The PDT rule applies specifically to US-regulated margin accounts for equities and equity options. Several legitimate alternatives exist for traders who haven't reached the $25,000 threshold.
**Option 1: Cash account trading**
A cash account with any amount can trade without PDT restrictions. The trade-off: T+2 settlement means funds from equity sales take two business days to settle, limiting how frequently you can cycle capital. For active day trading, this is a significant constraint, but for swing trading it is not a meaningful limitation.

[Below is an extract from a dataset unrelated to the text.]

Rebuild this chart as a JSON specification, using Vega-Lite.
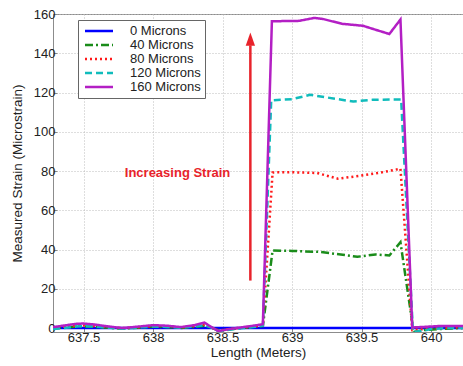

**Option 2: Futures trading**
Futures contracts (ES, NQ, CL, GC, and their micro versions) are not subject to the PDT rule under any account type. You can day trade futures with $1,000-$5,000, placing trades multiple times per day. Micro futures (1/10 the size of standard contracts) allow position sizing appropriate for small accounts. CFTC data shows this is one reason futures market participation among retail traders has grown substantially since the PDT rule was implemented.
**Option 3: Forex trading**
The forex market is not regulated by FINRA and has no PDT equivalent. US traders can day trade forex without the $25,000 requirement. Leverage limits are 50:1 for major pairs under CFTC regulations — still substantial risk that requires careful position sizing.
**Option 4: Funded trader / prop firm accounts**
Proprietary trading firms (FTMO, Topstep, Apex Trader Funding, and others) fund traders with capital ranging from $25,000 to $500,000. Because you are trading the firm's capital through their account, not your own US brokerage account, the PDT rule does not apply. Profit splits are typically 80/20 in the trader's favor. The trade-off: evaluation challenges, profit targets, and strict drawdown rules.
**Option 5: Offshore brokers (with significant caveats)**
Some offshore brokers are not subject to FINRA regulations and allow US residents to open accounts without the PDT rule. However, these accounts lack SIPC protection, regulatory oversight, and dispute resolution mechanisms available through US-regulated brokers. This path carries meaningful counterparty risk.